* Begin Data segment *

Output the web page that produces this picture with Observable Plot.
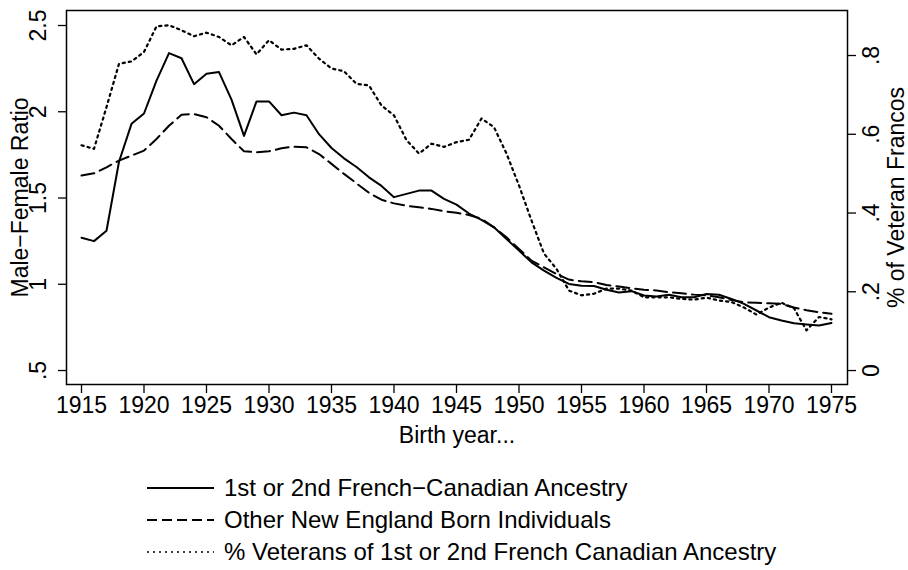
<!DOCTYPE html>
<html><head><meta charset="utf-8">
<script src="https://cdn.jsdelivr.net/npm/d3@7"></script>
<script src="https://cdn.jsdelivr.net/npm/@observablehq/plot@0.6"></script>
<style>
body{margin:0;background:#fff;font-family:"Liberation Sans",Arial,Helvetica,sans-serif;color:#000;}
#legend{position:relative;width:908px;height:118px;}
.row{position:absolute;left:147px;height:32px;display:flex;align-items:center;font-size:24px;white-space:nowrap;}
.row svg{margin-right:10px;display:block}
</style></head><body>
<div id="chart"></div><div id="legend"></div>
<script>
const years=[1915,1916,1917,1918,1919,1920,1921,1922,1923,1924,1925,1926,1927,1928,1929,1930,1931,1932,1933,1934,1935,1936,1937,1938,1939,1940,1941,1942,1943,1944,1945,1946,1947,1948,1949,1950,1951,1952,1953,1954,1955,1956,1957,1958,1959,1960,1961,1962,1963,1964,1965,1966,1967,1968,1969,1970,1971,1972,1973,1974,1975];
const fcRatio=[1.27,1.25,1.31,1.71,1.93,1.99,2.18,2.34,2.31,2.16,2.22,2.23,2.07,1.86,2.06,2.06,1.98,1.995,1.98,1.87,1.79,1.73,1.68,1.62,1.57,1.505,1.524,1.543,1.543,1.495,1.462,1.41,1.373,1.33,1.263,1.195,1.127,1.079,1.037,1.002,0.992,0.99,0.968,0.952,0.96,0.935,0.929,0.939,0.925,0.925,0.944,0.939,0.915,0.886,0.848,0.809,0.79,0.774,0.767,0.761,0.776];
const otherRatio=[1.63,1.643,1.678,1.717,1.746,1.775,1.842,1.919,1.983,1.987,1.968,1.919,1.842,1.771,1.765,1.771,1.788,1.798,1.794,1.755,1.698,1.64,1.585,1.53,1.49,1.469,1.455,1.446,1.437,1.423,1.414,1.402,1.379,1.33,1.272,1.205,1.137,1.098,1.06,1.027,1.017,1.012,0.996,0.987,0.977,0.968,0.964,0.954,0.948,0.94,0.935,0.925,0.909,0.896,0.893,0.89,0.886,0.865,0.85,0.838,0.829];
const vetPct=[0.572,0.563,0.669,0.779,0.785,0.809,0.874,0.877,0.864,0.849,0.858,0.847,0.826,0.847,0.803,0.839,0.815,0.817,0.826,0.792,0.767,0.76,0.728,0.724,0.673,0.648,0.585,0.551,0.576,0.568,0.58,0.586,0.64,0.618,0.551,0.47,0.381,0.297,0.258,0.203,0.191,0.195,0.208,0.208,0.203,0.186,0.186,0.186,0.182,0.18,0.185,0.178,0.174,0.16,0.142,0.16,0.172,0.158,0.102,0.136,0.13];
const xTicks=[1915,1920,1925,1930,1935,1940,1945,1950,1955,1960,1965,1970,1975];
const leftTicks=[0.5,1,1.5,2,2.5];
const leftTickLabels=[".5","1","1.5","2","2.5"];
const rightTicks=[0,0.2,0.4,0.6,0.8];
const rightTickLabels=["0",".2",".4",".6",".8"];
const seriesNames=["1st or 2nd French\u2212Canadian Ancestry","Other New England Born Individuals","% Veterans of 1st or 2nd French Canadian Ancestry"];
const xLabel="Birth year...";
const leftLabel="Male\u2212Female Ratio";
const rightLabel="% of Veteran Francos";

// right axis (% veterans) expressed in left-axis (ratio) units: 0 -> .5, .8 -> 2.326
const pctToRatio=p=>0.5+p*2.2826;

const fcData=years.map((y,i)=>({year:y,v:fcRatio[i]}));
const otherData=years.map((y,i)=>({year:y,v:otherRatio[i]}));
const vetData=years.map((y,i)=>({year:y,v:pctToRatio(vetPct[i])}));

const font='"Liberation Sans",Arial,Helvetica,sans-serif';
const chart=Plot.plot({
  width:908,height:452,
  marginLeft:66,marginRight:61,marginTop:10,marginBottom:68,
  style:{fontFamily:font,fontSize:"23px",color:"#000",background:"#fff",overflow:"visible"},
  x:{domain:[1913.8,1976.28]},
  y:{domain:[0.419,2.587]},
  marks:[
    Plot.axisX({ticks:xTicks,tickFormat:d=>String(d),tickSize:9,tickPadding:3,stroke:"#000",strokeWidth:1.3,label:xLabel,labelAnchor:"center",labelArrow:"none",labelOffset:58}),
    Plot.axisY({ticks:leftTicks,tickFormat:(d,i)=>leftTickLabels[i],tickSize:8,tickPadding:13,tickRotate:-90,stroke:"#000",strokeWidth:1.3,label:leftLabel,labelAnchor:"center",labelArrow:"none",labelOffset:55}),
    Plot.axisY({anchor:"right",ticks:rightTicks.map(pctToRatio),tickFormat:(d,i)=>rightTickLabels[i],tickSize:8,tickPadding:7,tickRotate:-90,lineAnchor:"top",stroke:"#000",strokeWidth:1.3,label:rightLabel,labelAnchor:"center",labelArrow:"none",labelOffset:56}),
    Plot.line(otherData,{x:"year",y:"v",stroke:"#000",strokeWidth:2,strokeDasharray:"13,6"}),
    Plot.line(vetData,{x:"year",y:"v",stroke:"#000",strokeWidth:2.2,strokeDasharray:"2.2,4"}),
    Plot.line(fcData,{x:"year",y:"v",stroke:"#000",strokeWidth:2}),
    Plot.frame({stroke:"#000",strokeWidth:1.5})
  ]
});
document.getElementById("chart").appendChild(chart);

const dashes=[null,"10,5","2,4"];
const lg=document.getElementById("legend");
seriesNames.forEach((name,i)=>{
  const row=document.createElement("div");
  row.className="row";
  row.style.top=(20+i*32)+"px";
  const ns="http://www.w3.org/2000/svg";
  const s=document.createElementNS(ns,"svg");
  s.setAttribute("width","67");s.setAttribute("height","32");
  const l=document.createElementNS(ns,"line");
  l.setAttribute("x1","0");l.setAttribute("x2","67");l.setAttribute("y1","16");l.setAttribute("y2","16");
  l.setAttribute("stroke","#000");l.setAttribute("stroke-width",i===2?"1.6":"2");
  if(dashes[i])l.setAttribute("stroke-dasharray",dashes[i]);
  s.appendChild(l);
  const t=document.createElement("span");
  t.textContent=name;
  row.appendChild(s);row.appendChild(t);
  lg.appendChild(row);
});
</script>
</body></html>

* End Data segment *

(Problem to work on):
Except for the pictures, reproduce every line exactly.

(Exercise output):
Output the web page that produces this picture with Observable Plot.
<!DOCTYPE html>
<html><head><meta charset="utf-8">
<script src="https://cdn.jsdelivr.net/npm/d3@7"></script>
<script src="https://cdn.jsdelivr.net/npm/@observablehq/plot@0.6"></script>
<style>
body{margin:0;background:#fff;font-family:"Liberation Sans",Arial,Helvetica,sans-serif;color:#000;}
#legend{position:relative;width:908px;height:118px;}
.row{position:absolute;left:147px;height:32px;display:flex;align-items:center;font-size:24px;white-space:nowrap;}
.row svg{margin-right:10px;display:block}
</style></head><body>
<div id="chart"></div><div id="legend"></div>
<script>
const years=[1915,1916,1917,1918,1919,1920,1921,1922,1923,1924,1925,1926,1927,1928,1929,1930,1931,1932,1933,1934,1935,1936,1937,1938,1939,1940,1941,1942,1943,1944,1945,1946,1947,1948,1949,1950,1951,1952,1953,1954,1955,1956,1957,1958,1959,1960,1961,1962,1963,1964,1965,1966,1967,1968,1969,1970,1971,1972,1973,1974,1975];
const fcRatio=[1.27,1.25,1.31,1.71,1.93,1.99,2.18,2.34,2.31,2.16,2.22,2.23,2.07,1.86,2.06,2.06,1.98,1.995,1.98,1.87,1.79,1.73,1.68,1.62,1.57,1.505,1.524,1.543,1.543,1.495,1.462,1.41,1.373,1.33,1.263,1.195,1.127,1.079,1.037,1.002,0.992,0.99,0.968,0.952,0.96,0.935,0.929,0.939,0.925,0.925,0.944,0.939,0.915,0.886,0.848,0.809,0.79,0.774,0.767,0.761,0.776];
const otherRatio=[1.63,1.643,1.678,1.717,1.746,1.775,1.842,1.919,1.983,1.987,1.968,1.919,1.842,1.771,1.765,1.771,1.788,1.798,1.794,1.755,1.698,1.64,1.585,1.53,1.49,1.469,1.455,1.446,1.437,1.423,1.414,1.402,1.379,1.33,1.272,1.205,1.137,1.098,1.06,1.027,1.017,1.012,0.996,0.987,0.977,0.968,0.964,0.954,0.948,0.94,0.935,0.925,0.909,0.896,0.893,0.89,0.886,0.865,0.85,0.838,0.829];
const vetPct=[0.572,0.563,0.669,0.779,0.785,0.809,0.874,0.877,0.864,0.849,0.858,0.847,0.826,0.847,0.803,0.839,0.815,0.817,0.826,0.792,0.767,0.76,0.728,0.724,0.673,0.648,0.585,0.551,0.576,0.568,0.58,0.586,0.64,0.618,0.551,0.47,0.381,0.297,0.258,0.203,0.191,0.195,0.208,0.208,0.203,0.186,0.186,0.186,0.182,0.18,0.185,0.178,0.174,0.16,0.142,0.16,0.172,0.158,0.102,0.136,0.13];
const xTicks=[1915,1920,1925,1930,1935,1940,1945,1950,1955,1960,1965,1970,1975];
const leftTicks=[0.5,1,1.5,2,2.5];
const leftTickLabels=[".5","1","1.5","2","2.5"];
const rightTicks=[0,0.2,0.4,0.6,0.8];
const rightTickLabels=["0",".2",".4",".6",".8"];
const seriesNames=["1st or 2nd French\u2212Canadian Ancestry","Other New England Born Individuals","% Veterans of 1st or 2nd French Canadian Ancestry"];
const xLabel="Birth year...";
const leftLabel="Male\u2212Female Ratio";
const rightLabel="% of Veteran Francos";

// right axis (% veterans) expressed in left-axis (ratio) units: 0 -> .5, .8 -> 2.326
const pctToRatio=p=>0.5+p*2.2826;

const fcData=years.map((y,i)=>({year:y,v:fcRatio[i]}));
const otherData=years.map((y,i)=>({year:y,v:otherRatio[i]}));
const vetData=years.map((y,i)=>({year:y,v:pctToRatio(vetPct[i])}));

const font='"Liberation Sans",Arial,Helvetica,sans-serif';
const chart=Plot.plot({
  width:908,height:452,
  marginLeft:66,marginRight:61,marginTop:10,marginBottom:68,
  style:{fontFamily:font,fontSize:"23px",color:"#000",background:"#fff",overflow:"visible"},
  x:{domain:[1913.8,1976.28]},
  y:{domain:[0.419,2.587]},
  marks:[
    Plot.axisX({ticks:xTicks,tickFormat:d=>String(d),tickSize:9,tickPadding:3,stroke:"#000",strokeWidth:1.3,label:xLabel,labelAnchor:"center",labelArrow:"none",labelOffset:58}),
    Plot.axisY({ticks:leftTicks,tickFormat:(d,i)=>leftTickLabels[i],tickSize:8,tickPadding:13,tickRotate:-90,stroke:"#000",strokeWidth:1.3,label:leftLabel,labelAnchor:"center",labelArrow:"none",labelOffset:55}),
    Plot.axisY({anchor:"right",ticks:rightTicks.map(pctToRatio),tickFormat:(d,i)=>rightTickLabels[i],tickSize:8,tickPadding:7,tickRotate:-90,lineAnchor:"top",stroke:"#000",strokeWidth:1.3,label:rightLabel,labelAnchor:"center",labelArrow:"none",labelOffset:56}),
    Plot.line(otherData,{x:"year",y:"v",stroke:"#000",strokeWidth:2,strokeDasharray:"13,6"}),
    Plot.line(vetData,{x:"year",y:"v",stroke:"#000",strokeWidth:2.2,strokeDasharray:"2.2,4"}),
    Plot.line(fcData,{x:"year",y:"v",stroke:"#000",strokeWidth:2}),
    Plot.frame({stroke:"#000",strokeWidth:1.5})
  ]
});
document.getElementById("chart").appendChild(chart);

const dashes=[null,"10,5","2,4"];
const lg=document.getElementById("legend");
seriesNames.forEach((name,i)=>{
  const row=document.createElement("div");
  row.className="row";
  row.style.top=(20+i*32)+"px";
  const ns="http://www.w3.org/2000/svg";
  const s=document.createElementNS(ns,"svg");
  s.setAttribute("width","67");s.setAttribute("height","32");
  const l=document.createElementNS(ns,"line");
  l.setAttribute("x1","0");l.setAttribute("x2","67");l.setAttribute("y1","16");l.setAttribute("y2","16");
  l.setAttribute("stroke","#000");l.setAttribute("stroke-width",i===2?"1.6":"2");
  if(dashes[i])l.setAttribute("stroke-dasharray",dashes[i]);
  s.appendChild(l);
  const t=document.createElement("span");
  t.textContent=name;
  row.appendChild(s);row.appendChild(t);
  lg.appendChild(row);
});
</script>
</body></html>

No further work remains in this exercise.